Many late-model OHC heads have powder metal or cast iron valve guides. Others have bronze guides. Guide wear can be checked after the head has been disassembled by inserting a valve stem into each guide and feeling how much the valve wiggles. If a guide feels worn, valve side play can be measured with a dial indicator or you can insert a split-ball gauge micrometer into the guide to measure the inside diameter of the hole. Guides typically show the most wear at the ends and the least wear in the middle.

If the guides are worn, the most common repair is to drive out the old guides and install new guides. But guides can also be reamed to oversize to accept new valves with oversized stems, or reamed and sleeved with guide liners to restore clearances. Some guide wear is normal in high-mileage engines, but if you find severe wear it may indicate inadequate lubrication, improper valve geometry or wrong valve stem-to-guide clearance (too much or too little).

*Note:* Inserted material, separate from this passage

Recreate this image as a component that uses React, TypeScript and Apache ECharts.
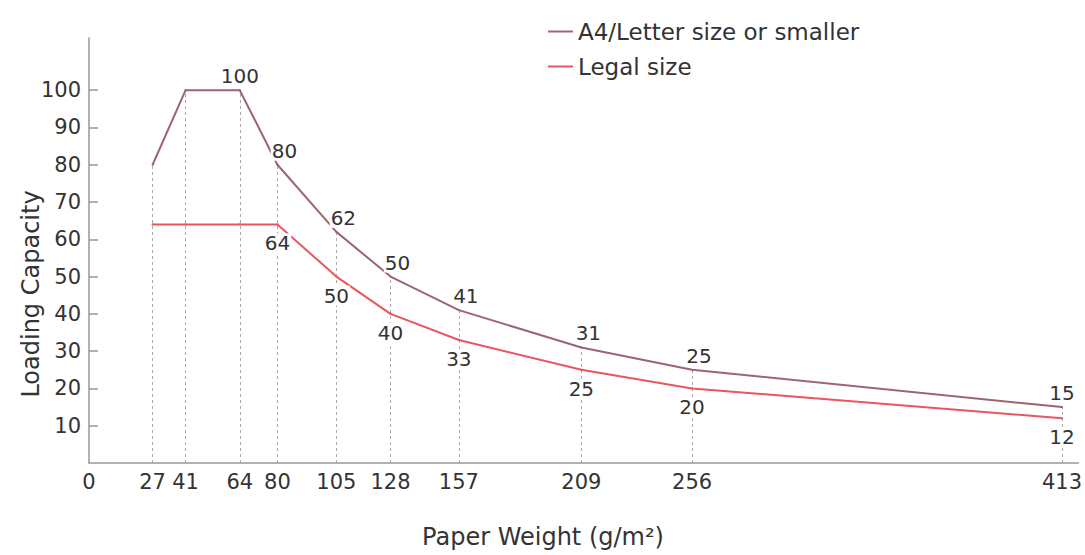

Inadequate lubrication may be caused by oil starvation in the upper valve train due to low oil pressure, obstructed oil passages, push rods, etc. Inadequate guide lubrication can also be caused by using the wrong type of valve seal. Insufficient lubrication results in stem scuffing, rapid stem and guide wear, possible valve sticking and, ultimately, valve failure due to poor seating and overheating.

Geometry problems include the wrong installed valve height (valve seat sunk too far into the head), off-square springs, or worn or misaligned cam followers that push the valves sideways every time they open. This type of wear is often seen in OHC engines where the cam lobes sit directly atop the valves and push down on the valve stems.

Following the suggestions in this article and the “Head Installation Tips” on page 46 should keep you “ahead” in the OHC head repair business and reduce comebacks that are often blamed on “installer error.”